TASK:
Transcribe the entries that follow exactly as they appear, minus pictures.

Code that draws figures
============
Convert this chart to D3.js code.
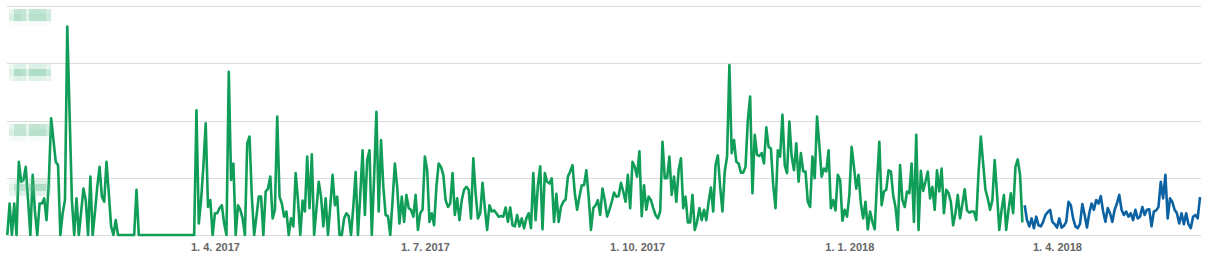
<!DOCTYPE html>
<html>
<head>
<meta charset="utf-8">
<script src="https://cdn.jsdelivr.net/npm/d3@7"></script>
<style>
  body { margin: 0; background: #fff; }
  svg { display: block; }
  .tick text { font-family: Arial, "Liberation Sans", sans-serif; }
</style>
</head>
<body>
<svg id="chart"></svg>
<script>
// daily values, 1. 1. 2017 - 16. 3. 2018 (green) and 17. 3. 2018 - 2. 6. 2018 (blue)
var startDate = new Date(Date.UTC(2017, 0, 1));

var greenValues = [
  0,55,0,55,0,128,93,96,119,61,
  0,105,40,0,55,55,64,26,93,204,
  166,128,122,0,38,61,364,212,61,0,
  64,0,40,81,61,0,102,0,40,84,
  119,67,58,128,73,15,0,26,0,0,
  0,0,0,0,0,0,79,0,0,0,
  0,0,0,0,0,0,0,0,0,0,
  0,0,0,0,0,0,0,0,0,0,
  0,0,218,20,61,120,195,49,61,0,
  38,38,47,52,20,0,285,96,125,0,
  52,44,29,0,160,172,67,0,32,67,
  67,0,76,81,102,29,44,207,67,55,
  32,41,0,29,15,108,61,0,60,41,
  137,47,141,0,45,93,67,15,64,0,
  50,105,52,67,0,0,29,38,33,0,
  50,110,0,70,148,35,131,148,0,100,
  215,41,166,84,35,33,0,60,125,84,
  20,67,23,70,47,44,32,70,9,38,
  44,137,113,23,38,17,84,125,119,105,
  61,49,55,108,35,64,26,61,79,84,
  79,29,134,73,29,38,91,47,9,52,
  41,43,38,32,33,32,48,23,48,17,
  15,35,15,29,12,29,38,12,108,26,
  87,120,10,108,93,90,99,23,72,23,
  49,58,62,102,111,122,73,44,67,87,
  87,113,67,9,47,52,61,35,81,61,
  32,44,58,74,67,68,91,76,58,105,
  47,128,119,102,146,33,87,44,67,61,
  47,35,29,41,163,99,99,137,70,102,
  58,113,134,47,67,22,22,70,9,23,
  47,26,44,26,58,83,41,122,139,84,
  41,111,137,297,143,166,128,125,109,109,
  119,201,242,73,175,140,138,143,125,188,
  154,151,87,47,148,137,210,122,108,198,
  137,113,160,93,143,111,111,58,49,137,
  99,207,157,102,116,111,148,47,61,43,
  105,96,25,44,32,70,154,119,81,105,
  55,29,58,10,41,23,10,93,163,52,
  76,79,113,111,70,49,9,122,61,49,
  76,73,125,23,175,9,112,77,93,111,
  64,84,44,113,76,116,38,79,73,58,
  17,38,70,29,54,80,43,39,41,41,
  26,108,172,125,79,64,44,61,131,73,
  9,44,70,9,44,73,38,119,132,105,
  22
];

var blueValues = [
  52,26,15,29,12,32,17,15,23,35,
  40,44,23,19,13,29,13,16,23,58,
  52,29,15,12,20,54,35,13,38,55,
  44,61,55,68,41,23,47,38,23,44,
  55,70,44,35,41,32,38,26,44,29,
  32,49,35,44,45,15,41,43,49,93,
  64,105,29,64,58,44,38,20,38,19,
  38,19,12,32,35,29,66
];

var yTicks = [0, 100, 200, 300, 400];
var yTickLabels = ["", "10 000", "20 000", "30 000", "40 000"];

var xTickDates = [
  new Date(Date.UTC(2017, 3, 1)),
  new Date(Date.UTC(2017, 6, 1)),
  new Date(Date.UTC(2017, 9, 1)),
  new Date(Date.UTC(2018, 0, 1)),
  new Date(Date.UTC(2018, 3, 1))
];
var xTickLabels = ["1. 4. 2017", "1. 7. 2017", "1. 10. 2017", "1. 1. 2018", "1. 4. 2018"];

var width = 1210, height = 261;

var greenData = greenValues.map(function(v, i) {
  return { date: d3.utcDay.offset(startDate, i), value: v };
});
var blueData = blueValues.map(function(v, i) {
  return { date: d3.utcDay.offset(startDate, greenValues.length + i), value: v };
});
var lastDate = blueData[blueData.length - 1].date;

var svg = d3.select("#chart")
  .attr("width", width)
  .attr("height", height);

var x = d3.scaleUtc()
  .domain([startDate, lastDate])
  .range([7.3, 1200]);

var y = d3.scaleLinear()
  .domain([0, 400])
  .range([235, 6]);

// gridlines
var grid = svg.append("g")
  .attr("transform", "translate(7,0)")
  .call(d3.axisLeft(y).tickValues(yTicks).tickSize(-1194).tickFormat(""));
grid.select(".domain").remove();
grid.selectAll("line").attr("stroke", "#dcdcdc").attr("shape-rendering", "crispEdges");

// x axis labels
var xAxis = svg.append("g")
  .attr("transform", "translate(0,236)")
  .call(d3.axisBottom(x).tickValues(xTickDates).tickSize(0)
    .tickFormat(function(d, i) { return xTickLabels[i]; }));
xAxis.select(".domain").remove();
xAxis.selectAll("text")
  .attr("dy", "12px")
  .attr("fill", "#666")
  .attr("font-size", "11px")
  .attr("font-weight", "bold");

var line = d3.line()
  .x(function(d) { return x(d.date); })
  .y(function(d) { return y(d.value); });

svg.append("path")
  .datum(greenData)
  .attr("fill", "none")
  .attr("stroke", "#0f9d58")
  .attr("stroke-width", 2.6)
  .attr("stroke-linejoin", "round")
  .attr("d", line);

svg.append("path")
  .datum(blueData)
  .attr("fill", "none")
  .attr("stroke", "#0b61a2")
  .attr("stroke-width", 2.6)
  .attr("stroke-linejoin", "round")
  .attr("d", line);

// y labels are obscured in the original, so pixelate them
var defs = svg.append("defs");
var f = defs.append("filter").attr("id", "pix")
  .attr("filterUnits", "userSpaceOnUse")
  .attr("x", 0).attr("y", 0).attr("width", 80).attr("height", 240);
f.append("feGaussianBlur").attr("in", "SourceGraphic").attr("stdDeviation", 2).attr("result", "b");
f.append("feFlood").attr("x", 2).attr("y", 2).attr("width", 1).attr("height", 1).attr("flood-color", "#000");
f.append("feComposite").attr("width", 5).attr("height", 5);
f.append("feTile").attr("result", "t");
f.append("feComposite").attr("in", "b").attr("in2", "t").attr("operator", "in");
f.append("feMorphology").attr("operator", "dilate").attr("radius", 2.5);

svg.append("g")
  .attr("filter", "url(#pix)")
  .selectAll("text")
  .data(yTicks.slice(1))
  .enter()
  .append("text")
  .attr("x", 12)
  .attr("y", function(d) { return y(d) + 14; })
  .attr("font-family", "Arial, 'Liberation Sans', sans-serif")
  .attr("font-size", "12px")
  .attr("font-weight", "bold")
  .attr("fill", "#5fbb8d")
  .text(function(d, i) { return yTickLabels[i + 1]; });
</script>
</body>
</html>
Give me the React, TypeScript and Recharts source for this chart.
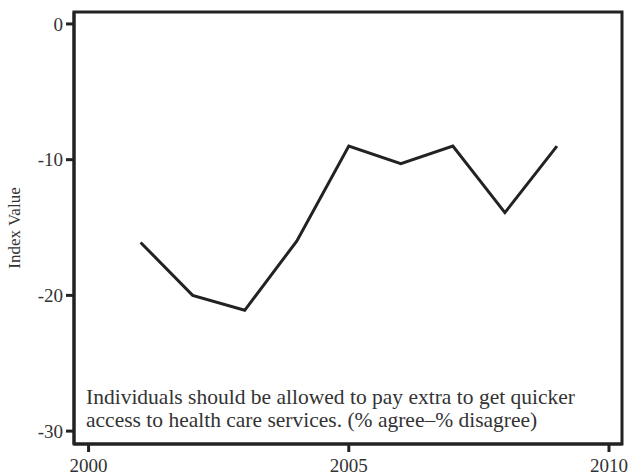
============
RESPONSE:
Convert this chart to D3.js code.
<!DOCTYPE html>
<html>
<head>
<meta charset="utf-8">
<script src="https://cdn.jsdelivr.net/npm/d3@7"></script>
<style>
  body { margin: 0; background: #fff; }
  svg { display: block; }
  .tick text { font-family: Arial, "Liberation Sans", sans-serif; }
</style>
</head>
<body>
<svg id="chart"></svg>
<script>
// daily values, 1. 1. 2017 - 16. 3. 2018 (green) and 17. 3. 2018 - 2. 6. 2018 (blue)
var startDate = new Date(Date.UTC(2017, 0, 1));

var greenValues = [
  0,55,0,55,0,128,93,96,119,61,
  0,105,40,0,55,55,64,26,93,204,
  166,128,122,0,38,61,364,212,61,0,
  64,0,40,81,61,0,102,0,40,84,
  119,67,58,128,73,15,0,26,0,0,
  0,0,0,0,0,0,79,0,0,0,
  0,0,0,0,0,0,0,0,0,0,
  0,0,0,0,0,0,0,0,0,0,
  0,0,218,20,61,120,195,49,61,0,
  38,38,47,52,20,0,285,96,125,0,
  52,44,29,0,160,172,67,0,32,67,
  67,0,76,81,102,29,44,207,67,55,
  32,41,0,29,15,108,61,0,60,41,
  137,47,141,0,45,93,67,15,64,0,
  50,105,52,67,0,0,29,38,33,0,
  50,110,0,70,148,35,131,148,0,100,
  215,41,166,84,35,33,0,60,125,84,
  20,67,23,70,47,44,32,70,9,38,
  44,137,113,23,38,17,84,125,119,105,
  61,49,55,108,35,64,26,61,79,84,
  79,29,134,73,29,38,91,47,9,52,
  41,43,38,32,33,32,48,23,48,17,
  15,35,15,29,12,29,38,12,108,26,
  87,120,10,108,93,90,99,23,72,23,
  49,58,62,102,111,122,73,44,67,87,
  87,113,67,9,47,52,61,35,81,61,
  32,44,58,74,67,68,91,76,58,105,
  47,128,119,102,146,33,87,44,67,61,
  47,35,29,41,163,99,99,137,70,102,
  58,113,134,47,67,22,22,70,9,23,
  47,26,44,26,58,83,41,122,139,84,
  41,111,137,297,143,166,128,125,109,109,
  119,201,242,73,175,140,138,143,125,188,
  154,151,87,47,148,137,210,122,108,198,
  137,113,160,93,143,111,111,58,49,137,
  99,207,157,102,116,111,148,47,61,43,
  105,96,25,44,32,70,154,119,81,105,
  55,29,58,10,41,23,10,93,163,52,
  76,79,113,111,70,49,9,122,61,49,
  76,73,125,23,175,9,112,77,93,111,
  64,84,44,113,76,116,38,79,73,58,
  17,38,70,29,54,80,43,39,41,41,
  26,108,172,125,79,64,44,61,131,73,
  9,44,70,9,44,73,38,119,132,105,
  22
];

var blueValues = [
  52,26,15,29,12,32,17,15,23,35,
  40,44,23,19,13,29,13,16,23,58,
  52,29,15,12,20,54,35,13,38,55,
  44,61,55,68,41,23,47,38,23,44,
  55,70,44,35,41,32,38,26,44,29,
  32,49,35,44,45,15,41,43,49,93,
  64,105,29,64,58,44,38,20,38,19,
  38,19,12,32,35,29,66
];

var yTicks = [0, 100, 200, 300, 400];
var yTickLabels = ["", "10 000", "20 000", "30 000", "40 000"];

var xTickDates = [
  new Date(Date.UTC(2017, 3, 1)),
  new Date(Date.UTC(2017, 6, 1)),
  new Date(Date.UTC(2017, 9, 1)),
  new Date(Date.UTC(2018, 0, 1)),
  new Date(Date.UTC(2018, 3, 1))
];
var xTickLabels = ["1. 4. 2017", "1. 7. 2017", "1. 10. 2017", "1. 1. 2018", "1. 4. 2018"];

var width = 1210, height = 261;

var greenData = greenValues.map(function(v, i) {
  return { date: d3.utcDay.offset(startDate, i), value: v };
});
var blueData = blueValues.map(function(v, i) {
  return { date: d3.utcDay.offset(startDate, greenValues.length + i), value: v };
});
var lastDate = blueData[blueData.length - 1].date;

var svg = d3.select("#chart")
  .attr("width", width)
  .attr("height", height);

var x = d3.scaleUtc()
  .domain([startDate, lastDate])
  .range([7.3, 1200]);

var y = d3.scaleLinear()
  .domain([0, 400])
  .range([235, 6]);

// gridlines
var grid = svg.append("g")
  .attr("transform", "translate(7,0)")
  .call(d3.axisLeft(y).tickValues(yTicks).tickSize(-1194).tickFormat(""));
grid.select(".domain").remove();
grid.selectAll("line").attr("stroke", "#dcdcdc").attr("shape-rendering", "crispEdges");

// x axis labels
var xAxis = svg.append("g")
  .attr("transform", "translate(0,236)")
  .call(d3.axisBottom(x).tickValues(xTickDates).tickSize(0)
    .tickFormat(function(d, i) { return xTickLabels[i]; }));
xAxis.select(".domain").remove();
xAxis.selectAll("text")
  .attr("dy", "12px")
  .attr("fill", "#666")
  .attr("font-size", "11px")
  .attr("font-weight", "bold");

var line = d3.line()
  .x(function(d) { return x(d.date); })
  .y(function(d) { return y(d.value); });

svg.append("path")
  .datum(greenData)
  .attr("fill", "none")
  .attr("stroke", "#0f9d58")
  .attr("stroke-width", 2.6)
  .attr("stroke-linejoin", "round")
  .attr("d", line);

svg.append("path")
  .datum(blueData)
  .attr("fill", "none")
  .attr("stroke", "#0b61a2")
  .attr("stroke-width", 2.6)
  .attr("stroke-linejoin", "round")
  .attr("d", line);

// y labels are obscured in the original, so pixelate them
var defs = svg.append("defs");
var f = defs.append("filter").attr("id", "pix")
  .attr("filterUnits", "userSpaceOnUse")
  .attr("x", 0).attr("y", 0).attr("width", 80).attr("height", 240);
f.append("feGaussianBlur").attr("in", "SourceGraphic").attr("stdDeviation", 2).attr("result", "b");
f.append("feFlood").attr("x", 2).attr("y", 2).attr("width", 1).attr("height", 1).attr("flood-color", "#000");
f.append("feComposite").attr("width", 5).attr("height", 5);
f.append("feTile").attr("result", "t");
f.append("feComposite").attr("in", "b").attr("in2", "t").attr("operator", "in");
f.append("feMorphology").attr("operator", "dilate").attr("radius", 2.5);

svg.append("g")
  .attr("filter", "url(#pix)")
  .selectAll("text")
  .data(yTicks.slice(1))
  .enter()
  .append("text")
  .attr("x", 12)
  .attr("y", function(d) { return y(d) + 14; })
  .attr("font-family", "Arial, 'Liberation Sans', sans-serif")
  .attr("font-size", "12px")
  .attr("font-weight", "bold")
  .attr("fill", "#5fbb8d")
  .text(function(d, i) { return yTickLabels[i + 1]; });
</script>
</body>
</html>
Give me the React, TypeScript and Recharts source for this chart.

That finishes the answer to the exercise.